AIM: Filter the entries that follow, copying every line in which the word "with" appears.

LISTED ENTRIES:
========================================

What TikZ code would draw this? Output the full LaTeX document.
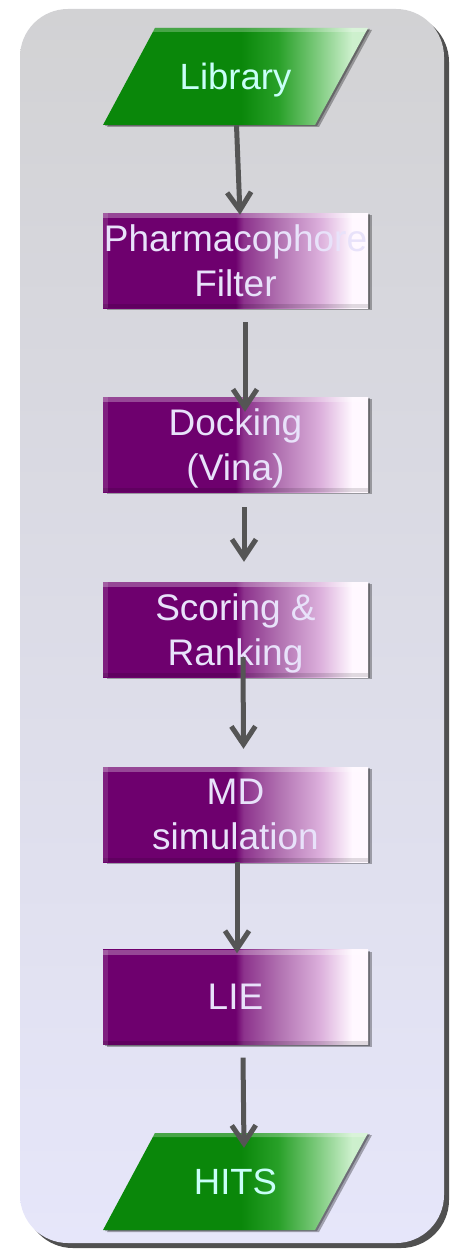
\documentclass[tikz,border=0pt]{standalone}
\usepackage{fontspec}
\setmainfont{Liberation Sans}
\usetikzlibrary{arrows.meta,shadows}

% palette
\definecolor{pdark}{RGB}{110,0,110}
\definecolor{pmidA}{RGB}{140,50,140}
\definecolor{pmidB}{RGB}{176,112,176}
\definecolor{pmidC}{RGB}{220,176,220}
\definecolor{plight}{RGB}{255,248,255}
\definecolor{gdark}{RGB}{10,135,10}
\definecolor{gmidA}{RGB}{40,160,40}
\definecolor{gmidB}{RGB}{120,200,120}
\definecolor{glight}{RGB}{205,240,205}
\definecolor{boxtext}{RGB}{232,226,250}
\definecolor{iotext}{RGB}{200,255,248}
\definecolor{arrowgray}{RGB}{85,85,85}
\definecolor{paneltop}{RGB}{210,210,212}
\definecolor{panelbot}{RGB}{230,230,250}
\definecolor{panelshadow}{RGB}{80,80,80}

% left-to-right fades (the object spans 25bp..75bp)
\pgfdeclarehorizontalshading{purpfade}{100bp}{%
  color(0bp)=(pdark); color(25bp)=(pdark); color(50bp)=(pdark);
  color(51.5bp)=(pmidA); color(58bp)=(pmidB); color(66bp)=(pmidC);
  color(72bp)=(plight); color(75bp)=(plight); color(100bp)=(plight)}
\pgfdeclarehorizontalshading{greenfade}{100bp}{%
  color(0bp)=(gdark); color(25bp)=(gdark); color(51bp)=(gdark);
  color(58bp)=(gmidA); color(65bp)=(gmidB); color(72bp)=(glight);
  color(75bp)=(glight); color(100bp)=(glight)}

\tikzset{
  stepbox/.style={rectangle, minimum width=265pt, minimum height=95pt,
    inner sep=0pt, shading=purpfade, text=boxtext, align=center,
    font=\fontsize{37}{45}\selectfont, text depth=0pt,
    drop shadow={shadow xshift=4pt, shadow yshift=-2pt, fill=black, opacity=.3},
    drop shadow={shadow xshift=2pt, shadow yshift=-1pt, fill=black, opacity=.3},
    path picture={
      \fill[white,opacity=.28] (path picture bounding box.north west)
        rectangle ([yshift=-5pt]path picture bounding box.north east);
      \fill[white,opacity=.12] (path picture bounding box.north west)
        rectangle ([xshift=5pt]path picture bounding box.south west);
      \fill[black,opacity=.12] (path picture bounding box.south west)
        rectangle ([yshift=4pt]path picture bounding box.south east);
    }},
  iobox/.style={shading=greenfade,
    drop shadow={shadow xshift=4pt, shadow yshift=-2pt, fill=black, opacity=.3},
    drop shadow={shadow xshift=2pt, shadow yshift=-1pt, fill=black, opacity=.3}},
  iolabel/.style={minimum width=213pt, minimum height=97pt, inner sep=0pt,
    text=iotext, font=\fontsize{36.5}{44}\selectfont, text depth=0pt},
  flow/.style={draw=arrowgray, line width=5pt,
    -{Straight Barb[length=18pt,width=24pt,line width=5pt]}}
}

\begin{document}
\begin{tikzpicture}[x=1pt,y=-1pt]
\useasboundingbox (0,0) rectangle (451,1252);

% background panel with its shadow
\fill[panelshadow, rounded corners=48pt] (25,14) rectangle (449,1248);
\shade[top color=paneltop, bottom color=panelbot, rounded corners=48pt]
  (20,9) rectangle (444,1243);

% input parallelogram
\shade[iobox] (155,28) -- (368,28) -- (315,125) -- (103,125) -- cycle;
\fill[white,opacity=.25] (155,28) -- (368,28) -- (365.8,32) -- (152.8,32) -- cycle;
\node[iolabel] (lib) at (235.5,76.5) {Library};

% processing steps
\node[stepbox] (ph)   at (235.5,260.5) {Pharmacophore\\Filter};
\node[stepbox] (dock) at (235.5,444.5) {Docking\\(Vina)};
\node[stepbox] (sc)   at (235.5,629.5) {Scoring \&\\Ranking};
\node[stepbox] (md)   at (235.5,814.5) {MD\\simulation};
\node[stepbox] (lie)  at (235.5,997)   {LIE};

% output parallelogram
\shade[iobox] (155,1133) -- (368,1133) -- (315,1230) -- (103,1230) -- cycle;
\fill[white,opacity=.25] (155,1133) -- (368,1133) -- (365.8,1137) -- (152.8,1137) -- cycle;
\node[iolabel] (hits) at (235.5,1181.5) {HITS};

% connectors
\draw[flow] ([xshift=1pt]lib.south) -- ([xshift=4.5pt,yshift=-2pt]ph.north);
\draw[flow] ([xshift=9.5pt,yshift=-14pt]ph.south) -- ([xshift=9.5pt,yshift=-15pt]dock.north);
\draw[flow] ([xshift=8.5pt,yshift=-15pt]dock.south) -- ([xshift=8.5pt,yshift=20pt]sc.north);
\draw[flow] ([xshift=7.5pt,yshift=20pt]sc.south) -- ([xshift=8pt,yshift=18pt]md.north);
\draw[flow] ([xshift=1.5pt]md.south) -- ([xshift=1.5pt,yshift=-4pt]lie.north);
\draw[flow] ([xshift=7.5pt,yshift=-13pt]lie.south) -- ([xshift=8.5pt,yshift=-15pt]hits.north);
\end{tikzpicture}
\end{document}
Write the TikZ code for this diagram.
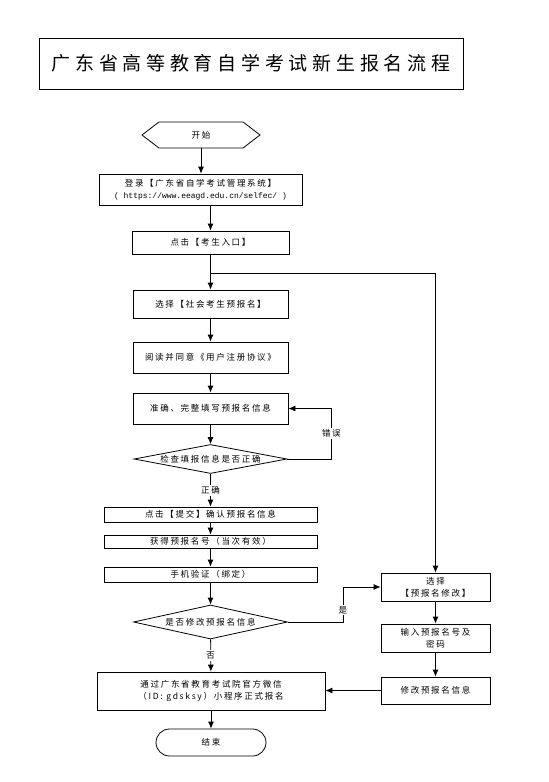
\documentclass[tikz,border=0pt]{standalone}
\usepackage{fontspec}
\setmainfont{Noto Sans CJK SC}[LetterSpace=20]
\newfontfamily\urlfont{Liberation Mono}
\usetikzlibrary{shapes.geometric, shapes.symbols, arrows.meta, positioning}
\tikzset{
	box/.style={draw, line width=0.8pt, inner sep=1pt, align=center, font=\fontsize{8.5}{12}\selectfont},
	decision/.style={diamond, draw, line width=0.8pt, inner sep=0pt, aspect=5, font=\fontsize{8.5}{12}\selectfont},
	flow/.style={draw, line width=0.8pt, -{Latex[length=7pt,width=6pt]}},
	note/.style={fill=white, inner sep=1.5pt, font=\fontsize{8.5}{12}\selectfont}
}

\begin{document}
\begin{tikzpicture}[x=1pt,y=-1pt]
\useasboundingbox (0,0) rectangle (549,782);
{%\footnotesize
\node[draw, line width=1pt, minimum width=424, minimum height=51, font=\fontsize{19}{22}\selectfont\addfontfeature{LetterSpace=25}] (title) at (251,63.5) {广东省高等教育自学考试新生报名流程};
\node[box, signal, signal to=west and east, signal pointer angle=75, minimum width=118, minimum height=26] (start) at (201,135) {开始};
\node[box, minimum width=203, minimum height=31] (login) at (200.5,189.5) {登录【广东省自学考试管理系统】\\{\urlfont\fontsize{8}{10}\selectfont( https://www.eeagd.edu.cn/selfec/ )}};
\node[box, minimum width=157, minimum height=23] (click) at (210.5,242.5) {点击【考生入口】};
\node[box, minimum width=155, minimum height=28] (select) at (210.5,304) {选择【社会考生预报名】};
\node[box, minimum width=155, minimum height=31] (read) at (210.5,357.5) {阅读并同意《用户注册协议》};
\node[box, minimum width=155, minimum height=31] (fill) at (210.5,408.5) {准确、完整填写预报名信息};
\node[decision, minimum width=153, minimum height=29] (check) at (210.5,459) {检查填报信息是否正确};
\node[box, minimum width=213, minimum height=15] (submit) at (210.5,514.5) {点击【提交】确认预报名信息};
\node[box, minimum width=213, minimum height=13] (number) at (210.5,541.5) {获得预报名号（当次有效）};
\node[box, minimum width=213, minimum height=15] (phone) at (210.5,574.5) {手机验证（绑定）};
\node[decision, minimum width=154, minimum height=34] (modify) at (210.5,622) {是否修改预报名信息};
\node[box, minimum width=228, minimum height=38] (wechat) at (211,691) {通过广东省教育考试院官方微信\\（ID: gdsksy）小程序正式报名};
\node[box, rounded corners=13.5, minimum width=110, minimum height=27] (finish) at (211,742.5) {结束};
\node[box, minimum width=109, minimum height=28] (choose) at (435.5,587) {选择\\【预报名修改】};
\node[box, minimum width=109, minimum height=28] (input) at (435.5,638) {输入预报名号及\\密码};
\node[box, minimum width=109, minimum height=27] (change) at (435.5,690.5) {修改预报名信息};
\coordinate (split) at (210.5,273);
}

\path[flow] (start.south) -- (start.south |- login.north);
\path[flow] (login.south -| click) -- (click);
\path[flow] (click) -- (select);
\path[flow] (split) -| (choose);
\path[flow] (select) -- (read);
\path[flow] (read) -- (fill);
\path[flow] (fill) -- (check);
\path[flow] (check.east) -- ++(44,0) |- (fill.east) node [note, pos=0.25] {错误};
\path[flow] (check) -- (submit) node [note, midway] {正确};
\path[flow] (submit) -- (number);
\path[flow] (number) -- (phone);
\path[flow] (phone) -- (modify);
\path[flow] (modify.east) -- ++(55,0) |- (choose.west) node [note, pos=0.17] {是};
\path[flow] (modify) -- (wechat) node [note, midway] {否};
\path[flow] (wechat) -- (finish);
\path[flow] (choose) -- (input);
\path[flow] (input) -- (change);
\path[flow] (change) -- (change -| wechat.east);
\end{tikzpicture}
\end{document}
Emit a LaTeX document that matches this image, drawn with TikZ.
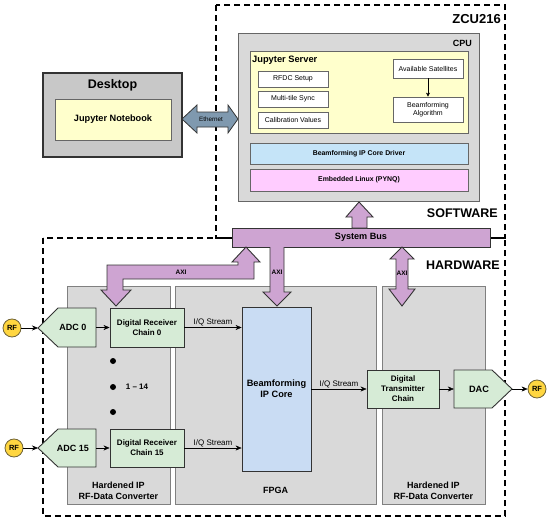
\documentclass[tikz,border=0pt]{standalone}
\usepackage{fontspec}
\setmainfont{Liberation Sans}
\usetikzlibrary{positioning,arrows.meta}
\definecolor{deskgray}{RGB}{200,200,200}
\definecolor{panelgray}{RGB}{217,217,217}
\definecolor{jupyellow}{RGB}{255,255,204}
\definecolor{driverblue}{RGB}{197,228,248}
\definecolor{linuxpink}{RGB}{255,204,255}
\definecolor{buspurple}{RGB}{206,164,210}
\definecolor{convgreen}{RGB}{214,235,214}
\definecolor{coreblue}{RGB}{201,220,243}
\definecolor{rfyellow}{RGB}{255,214,64}
\definecolor{ethblue}{RGB}{127,153,175}
\definecolor{edge}{RGB}{51,51,51}

\begin{document}
\begin{tikzpicture}[x=1pt, y=-1pt, >={Stealth[length=6pt,width=5pt]},
  dashbox/.style={draw=black, line width=1.6pt, dash pattern=on 6pt off 4pt},
  panel/.style={draw=gray, fill=panelgray, line width=0.8pt, inner sep=0pt},
  box/.style={draw=gray!80!black, line width=0.8pt, inner sep=0pt, align=center},
  smallbox/.style={box, fill=white, font=\fontsize{7}{8.5}\selectfont},
  conv/.style={draw=edge, fill=convgreen, line width=0.9pt},
  greenbox/.style={conv, inner sep=0pt, align=center, font=\bfseries\fontsize{8}{10}\selectfont},
  fat/.style={draw=edge, fill=buspurple, line width=0.9pt},
  rf/.style={circle, draw=edge!70!rfyellow, fill=rfyellow, line width=0.8pt, minimum size=18, inner sep=0pt, font=\bfseries\fontsize{7.5}{8}\selectfont},
  title/.style={font=\bfseries\fontsize{12.5}{14}\selectfont, inner sep=0pt},
  lbl/.style={font=\fontsize{8}{9}\selectfont, inner sep=1pt},
  axi/.style={font=\bfseries\fontsize{6.5}{7}\selectfont, inner sep=0pt}]
  \useasboundingbox (0,0) rectangle (550,522);

  % software / hardware borders
  \draw[dashbox] (216,5) rectangle (505,238);
  \draw[dashbox] (43,238) rectangle (505,516);
  \node[title, anchor=east, font=\bfseries\fontsize{13}{14}\selectfont] (zcu) at (501,19) {ZCU216};
  \node[title, anchor=east] (sw) at (498,213) {SOFTWARE};
  \node[title, anchor=east] (hw) at (500,265) {HARDWARE};

  % desktop
  \node (desk) [draw=edge, line width=1.3pt, fill=deskgray, minimum width=139, minimum height=84] at (112.5,115) {};
  \node[title] (desklbl) at (112.5,85) {Desktop};
  \node (nb) [box, fill=jupyellow, minimum width=116, minimum height=41, font=\bfseries\fontsize{9.2}{11}\selectfont] at (113,119.5) {Jupyter Notebook};

  % ethernet
  \draw[draw=edge, fill=ethblue, line width=0.8pt] (182,119) -- (197,105) -- (197,112) -- (228,112) -- (228,105) -- (238,119)
    -- (228,133) -- (228,127) -- (197,127) -- (197,133) -- cycle;
  \node[font=\fontsize{6.3}{7}\selectfont, inner sep=0pt] (eth) at (211,119) {Ethernet};

  % cpu
  \node (cpu) [box, fill=panelgray, minimum width=241, minimum height=168] at (358.5,117) {};
  \node[anchor=east, inner sep=0pt, font=\bfseries\fontsize{9}{10}\selectfont] (cpulbl) at (472,43) {CPU};
  \node (jsrv) [box, fill=jupyellow, minimum width=218, minimum height=82] at (359,92) {};
  \node[anchor=west, inner sep=0pt, font=\bfseries\fontsize{9.3}{10}\selectfont] (jsrvlbl) at (252,60) {Jupyter Server};
  \node (rfdc) [smallbox, minimum width=70, minimum height=16] at (293,79) {RFDC Setup};
  \node (sync) [smallbox, minimum width=70, minimum height=16] at (293,99) {Multi-tile Sync};
  \node (calib) [smallbox, minimum width=70, minimum height=16] at (293,120) {Calibration Values};
  \node (sats) [smallbox, minimum width=70, minimum height=19] at (428,68.5) {Available Satellites};
  \node (alg) [smallbox, minimum width=70, minimum height=25] at (428,109.5) {Beamforming\\Algorithm};
  \draw[->, >={Stealth[length=4pt,width=4pt]}] (sats) -- (alg);
  \node (drv) [box, fill=driverblue, minimum width=218, minimum height=21, font=\bfseries\fontsize{6.9}{8}\selectfont] at (359,153.5) {Beamforming IP Core Driver};
  \node (linux) [box, fill=linuxpink, minimum width=218, minimum height=22, font=\bfseries\fontsize{6.9}{8}\selectfont] at (359,180) {Embedded Linux (PYNQ)};

  % hardware panels
  \node (rfdcl) [panel, minimum width=103, minimum height=218] at (118.5,395) {};
  \node (fpga) [panel, minimum width=201, minimum height=218] at (275.5,395) {};
  \node (rfdcr) [panel, minimum width=103, minimum height=218] at (433.5,395) {};
  \node[align=center, inner sep=0pt, font=\bfseries\fontsize{9}{11}\selectfont] at (118.5,490.5) {Hardened IP\\RF-Data Converter};
  \node[align=center, inner sep=0pt, font=\bfseries\fontsize{9}{11}\selectfont] at (433.5,490.5) {Hardened IP\\RF-Data Converter};
  \node[inner sep=0pt, font=\bfseries\fontsize{9}{11}\selectfont] at (275.5,490) {FPGA};

  % system bus and axi links
  \node (bus) [fat, minimum width=258, minimum height=19, inner sep=0pt, font=\bfseries\fontsize{9.1}{10}\selectfont] at (361,237.5) {System Bus};
  \draw[fat] (359,202) -- (373,217) -- (367,217) -- (367,228) -- (352,228) -- (352,217) -- (346,217) -- cycle;
  \draw[fat] (246,247) -- (260,262) -- (254,262) -- (254,279) -- (123,279) -- (123,290) -- (131,290) -- (116,306)
    -- (101,290) -- (107,290) -- (107,265) -- (238,265) -- (238,262) -- (232,262) -- cycle;
  \draw[fat] (270,247) -- (270,292) -- (263,292) -- (277,306) -- (291,292) -- (284,292) -- (284,247);
  \draw[fat] (402,247) -- (414,259) -- (408,259) -- (408,289) -- (415,289) -- (402,306) -- (389,289) -- (396,289)
    -- (396,259) -- (390,259) -- cycle;
  \node[axi] at (181,272) {AXI};
  \node[axi] at (277,272) {AXI};
  \node[axi] at (402,273) {AXI};

  % receive side
  \draw[conv] (38,328) -- (58,308) -- (96,308) -- (96,347) -- (58,347) -- cycle;
  \coordinate (adc0tip) at (38,328);
  \node (adc0) [inner sep=0pt, minimum width=46, minimum height=39, font=\bfseries\fontsize{9}{10}\selectfont] at (73,327.5) {ADC 0};
  \draw[conv] (38,448) -- (58,429) -- (96,429) -- (96,467) -- (58,467) -- cycle;
  \coordinate (adc15tip) at (38,448);
  \node (adc15) [inner sep=0pt, minimum width=46, minimum height=38, font=\bfseries\fontsize{9}{10}\selectfont] at (73,448) {ADC 15};
  \node (drc0) [greenbox, minimum width=74, minimum height=39] at (147,327.5) {Digital Receiver\\Chain 0};
  \node (drc15) [greenbox, minimum width=74, minimum height=38] at (147,448) {Digital Receiver\\Chain 15};
  \node (rf0) [rf] at (12,328) {RF};
  \node (rf15) [rf] at (14,448) {RF};
  \foreach \y in {361,387,412}
    \fill (113,\y) circle (3);
  \node[inner sep=0pt, font=\bfseries\fontsize{8}{9}\selectfont] (rng) at (137,387) {1 -- 14};

  % beamformer and transmit side
  \node (core) [box, draw=edge, fill=coreblue, minimum width=69, minimum height=164, font=\bfseries\fontsize{9.2}{11}\selectfont] at (276.5,389) {Beamforming\\IP Core};
  \node (dtc) [greenbox, minimum width=72, minimum height=38] at (403,389) {Digital\\Transmitter\\Chain};
  \draw[conv] (454,370) -- (492,370) -- (512,389) -- (492,408) -- (454,408) -- cycle;
  \coordinate (dactip) at (512,389);
  \node (dac) [inner sep=0pt, minimum width=50, minimum height=38, font=\bfseries\fontsize{9.2}{10}\selectfont] at (479,389) {DAC};
  \node (rfout) [rf] at (537,389) {RF};

  \draw[->] (rf0) -- (adc0tip);
  \draw[->] (rf15) -- (adc15tip);
  \draw[->] (adc0) -- (drc0);
  \draw[->] (adc15) -- (drc15);
  \draw[->] (drc0) -- (drc0 -| core.west) node[lbl, midway, above] {I/Q Stream};
  \draw[->] (drc15) -- (drc15 -| core.west) node[lbl, midway, above] {I/Q Stream};
  \draw[->] (core.east |- dtc) -- (dtc) node[lbl, midway, above] {I/Q Stream};
  \draw[->] (dtc) -- (dac);
  \draw[->] (dactip) -- (rfout);
\end{tikzpicture}
\end{document}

========================================

SOLVED EXERCISE:
% background panel with its shadow
Emit a LaTeX document that matches this image, drawn with TikZ.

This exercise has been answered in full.